Analyse time series chart for an event

Each event has options to show data from the source that the given event relates to, and to present the data used in the analysis of that event as a time series chart. A time series chart allows you to see the current trend and a visual representation of the events listed in the Events panel. It shows the current demand and the forecast trend to the point where the threshold is crossed.

To see the time series chart for any event, follow these steps:

  1. Open the Events configuration panel and select the Operational events tab or Long term cluster trends tab, depending on which events you want to see the details of.
  2. Locate the event you are interested in.
  3. Click Options next to the chosen event.
  4. Click Show time series chart to view the time series for that event.

The time series chart is shown with the underlying trend data, additional information about the event, and a legend indicating the predicted data and confidence interval, as well as a chart of the utilization trends leading to and following the event.

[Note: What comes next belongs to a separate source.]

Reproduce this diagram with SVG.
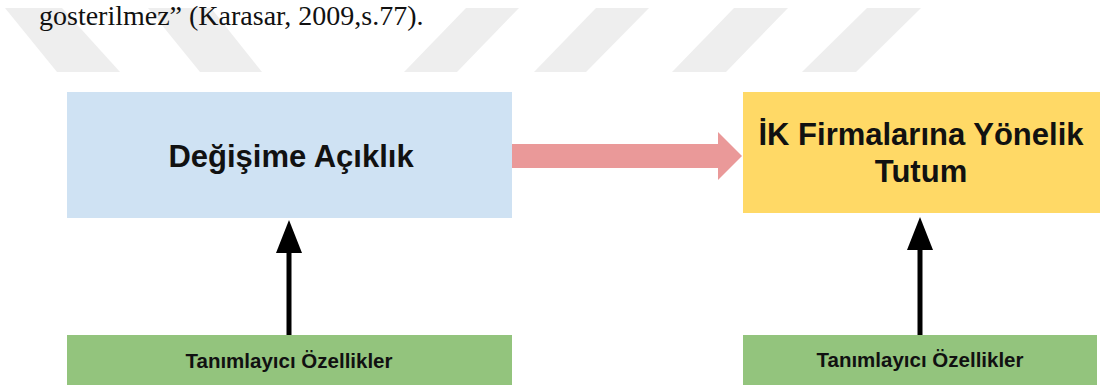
<svg xmlns="http://www.w3.org/2000/svg" width="1100" height="390" viewBox="0 0 1100 390">
  <style>
    .wm { fill: #eeeeee; }
    .box-blue { fill: #cfe2f3; }
    .box-yellow { fill: #ffd966; }
    .box-green { fill: #93c47d; }
    .title { font-family: "Liberation Sans", Arial, sans-serif; font-weight: bold; fill: #111111; text-anchor: middle; }
    .big { font-size: 31px; }
    .small { font-size: 20.5px; }
    .doc { font-family: "Liberation Serif", "Times New Roman", serif; font-size: 28px; fill: #111111; }
    .link { stroke: #000000; stroke-width: 5; fill: none; }
    .flow { fill: #ea9999; }
  </style>
  <defs>
    <marker id="blackhead" viewBox="0 0 33 26" refX="0" refY="13" markerWidth="33" markerHeight="26" markerUnits="userSpaceOnUse" orient="auto">
      <path d="M0,0 L33,13 L0,26 z" fill="#000000"/>
    </marker>
  </defs>

  <g id="background">
    <polygon class="wm" points="5,8 62,8 120,72 57,72"/>
    <polygon class="wm" points="148,8 211,8 262,72 200,72"/>
    <polygon class="wm" points="466,8 519,8 457,72 404,72"/>
    <polygon class="wm" points="596,8 649,8 586,72 534,72"/>
    <polygon class="wm" points="734,8 788,8 726,72 672,72"/>
    <polygon class="wm" points="867,8 921,8 856,72 802,72"/>
    <text class="doc" x="39" y="25">gosterilmez” (Karasar, 2009,s.77).</text>
  </g>

  <g id="connectors">
    <polygon class="flow" points="512,144 718,144 718,132 742,156 718,180 718,168 512,168"/>
    <line class="link" x1="289" y1="335" x2="289" y2="253" marker-end="url(#blackhead)"/>
    <line class="link" x1="920" y1="335" x2="920" y2="250" marker-end="url(#blackhead)"/>
  </g>

  <g id="node-degisime">
    <rect class="box-blue" x="67" y="92" width="445" height="126"/>
    <text class="title big" x="291" y="167">Değişime Açıklık</text>
  </g>

  <g id="node-ik">
    <rect class="box-yellow" x="743" y="92" width="357" height="121"/>
    <text class="title big" x="921" y="145">İK Firmalarına Yönelik</text>
    <text class="title big" x="921" y="182">Tutum</text>
  </g>

  <g id="node-tanim-left">
    <rect class="box-green" x="67" y="335" width="445" height="50"/>
    <text class="title small" x="289" y="368">Tanımlayıcı Özellikler</text>
  </g>

  <g id="node-tanim-right">
    <rect class="box-green" x="743" y="335" width="354" height="50"/>
    <text class="title small" x="920" y="367">Tanımlayıcı Özellikler</text>
  </g>
</svg>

The time series chart contains the following important information:

  • Actual — this line represents what was really happening with the resource utilisation.
  • Prediction training period — the highlighted region is the training period for the prediction algorithm. This is the range of data that was used to determine the creation of a predicted capacity event.
  • Confidence interval — this represents the confidence in the given prediction occurring. It is the 95% confidence interval indicating that Capacity Planner is 95% confident that the metric will fall within that range.
  • Priority — priority indicates the degree of severity with which the event is classified.
  • R-squared — r-squared value is an indication of how strong the correlation is. It is an indicator between 0 and 1, with a value of 1 meaning a perfect fit for all data points on the model.